SHORT PROBLEM: From the first line of the listing below, retype each line up to and including the one with "from matplotlib.patches import Rectangle"; pictures stay out.

[Start]

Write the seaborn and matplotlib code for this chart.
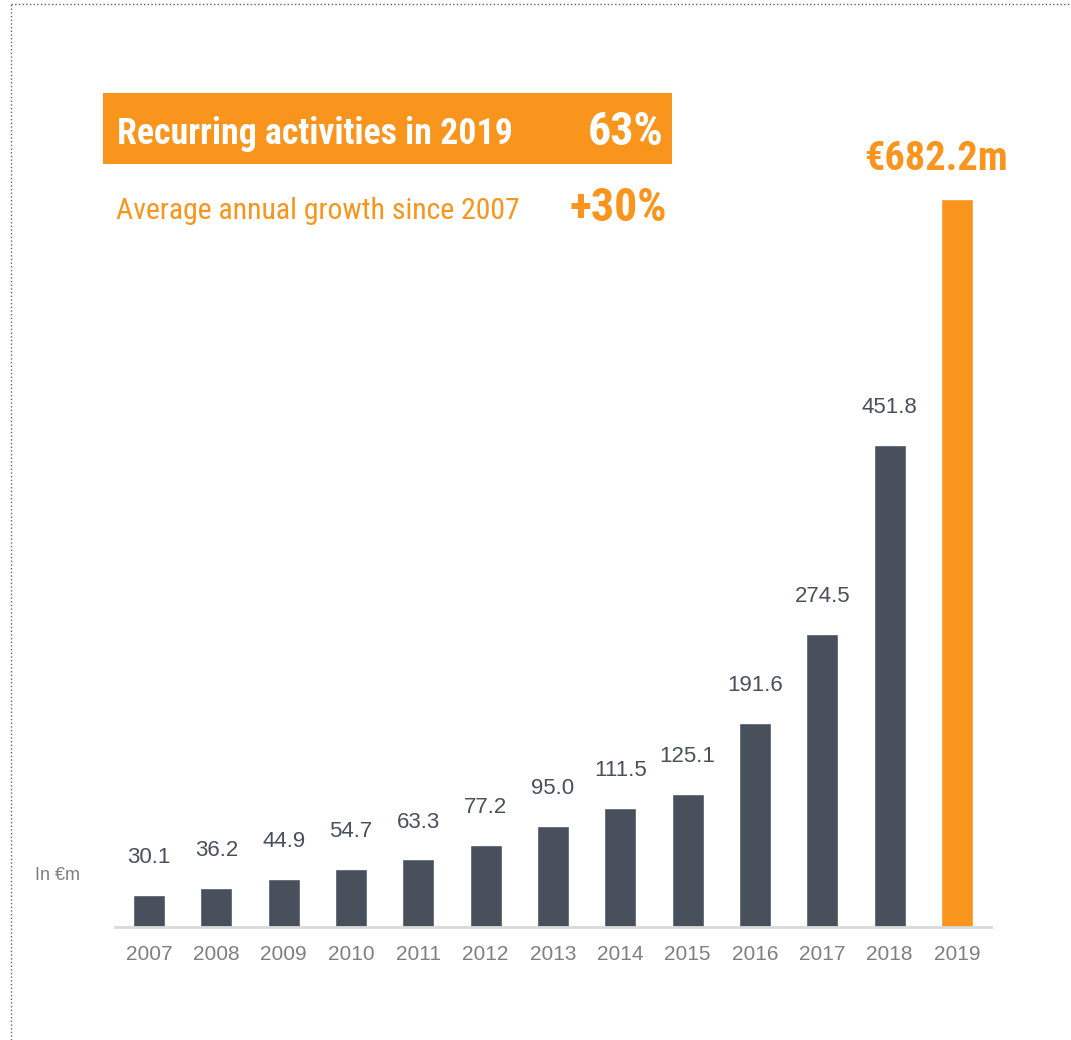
import matplotlib
matplotlib.use("Agg")
import matplotlib.pyplot as plt
import seaborn as sns
import pandas as pd
from matplotlib.lines import Line2D
from matplotlib.patches import Rectangle

years = ["2007", "2008", "2009", "2010", "2011", "2012", "2013",
         "2014", "2015", "2016", "2017", "2018", "2019"]
values = [30.1, 36.2, 44.9, 54.7, 63.3, 77.2, 95.0,
          111.5, 125.1, 191.6, 274.5, 451.8, 682.2]
labels = ["30.1", "36.2", "44.9", "54.7", "63.3", "77.2", "95.0",
          "111.5", "125.1", "191.6", "274.5", "451.8", "€682.2m"]
highlight = ["base"] * 12 + ["hl"]

DARK = "#47505B"
ORANGE = "#F9941C"
FONT = ["Liberation Sans", "DejaVu Sans"]
NARROW = ["Roboto Condensed", "Liberation Sans", "DejaVu Sans"]

sns.set_theme(style="white")
plt.rcParams["font.family"] = FONT

df = pd.DataFrame({"year": years, "value": values, "grp": highlight})

W, H = 1071, 1040
fig = plt.figure(figsize=(W / 100, H / 100), dpi=100)
ax = fig.add_axes([115.3 / W, (H - 927) / H, 875.3 / W, 853.7 / H])

sns.barplot(data=df, x="year", y="value", hue="grp",
            palette={"base": DARK, "hl": ORANGE}, width=0.475,
            legend=False, ax=ax, saturation=1)

ax.set_xlim(-0.5, 12.5)
ax.set_ylim(0, 800)
for s in ["top", "right", "left"]:
    ax.spines[s].set_visible(False)
ax.spines["bottom"].set_color("#D9D9D9")
ax.spines["bottom"].set_linewidth(2)
ax.set_yticks([])
ax.set_xlabel("")
ax.set_ylabel("")
ax.tick_params(axis="x", length=0, pad=13, labelsize=15, labelcolor="#7F7F7F")

for i, (v, lab) in enumerate(zip(values, labels)):
    if i == 12:
        ax.annotate(lab, (i, v), xytext=(-15, 21), textcoords="offset points",
                    ha="center", va="baseline", fontsize=29, fontweight="bold",
                    color=ORANGE, family=NARROW)
    else:
        ax.annotate(lab, (i, v), xytext=(0, 23), textcoords="offset points",
                    ha="center", va="baseline", fontsize=16, color=DARK)

# "In €m" unit label
fig.text(35 / W, 1 - 880 / H, "In €m", ha="left", va="baseline",
         fontsize=13, color="#7F7F7F")

# header box
fig.patches.append(Rectangle((103 / W, 1 - 164 / H), 569 / W, 71 / H,
                             transform=fig.transFigure, facecolor=ORANGE,
                             edgecolor="none", zorder=1))
fig.text(117 / W, 1 - 144 / H, "Recurring activities in 2019", ha="left",
         va="baseline", fontsize=25.8, fontweight="bold", color="white",
         zorder=2, family=NARROW)
fig.text(664 / W, 1 - 145 / H, "63%", ha="right", va="baseline",
         fontsize=33, fontweight="bold", color="white", zorder=2, family=NARROW)
fig.text(116 / W, 1 - 219 / H, "Average annual growth since 2007", ha="left",
         va="baseline", fontsize=21.4, color=ORANGE, family=NARROW)
fig.text(667 / W, 1 - 221 / H, "+30%", ha="right", va="baseline",
         fontsize=33, fontweight="bold", color=ORANGE, family=NARROW)

# dotted frame
fig.add_artist(Line2D([11 / W, 11 / W], [0, 1 - 4 / H], transform=fig.transFigure,
                      color="#5A6470", linestyle=":", linewidth=1))
fig.add_artist(Line2D([11 / W, 1], [1 - 4 / H, 1 - 4 / H], transform=fig.transFigure,
                      color="#5A6470", linestyle=":", linewidth=1))

fig.savefig("out.png", dpi=100)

[End]

CORRECT ANSWER:
Write the seaborn and matplotlib code for this chart.
import matplotlib
matplotlib.use("Agg")
import matplotlib.pyplot as plt
import seaborn as sns
import pandas as pd
from matplotlib.lines import Line2D
from matplotlib.patches import Rectangle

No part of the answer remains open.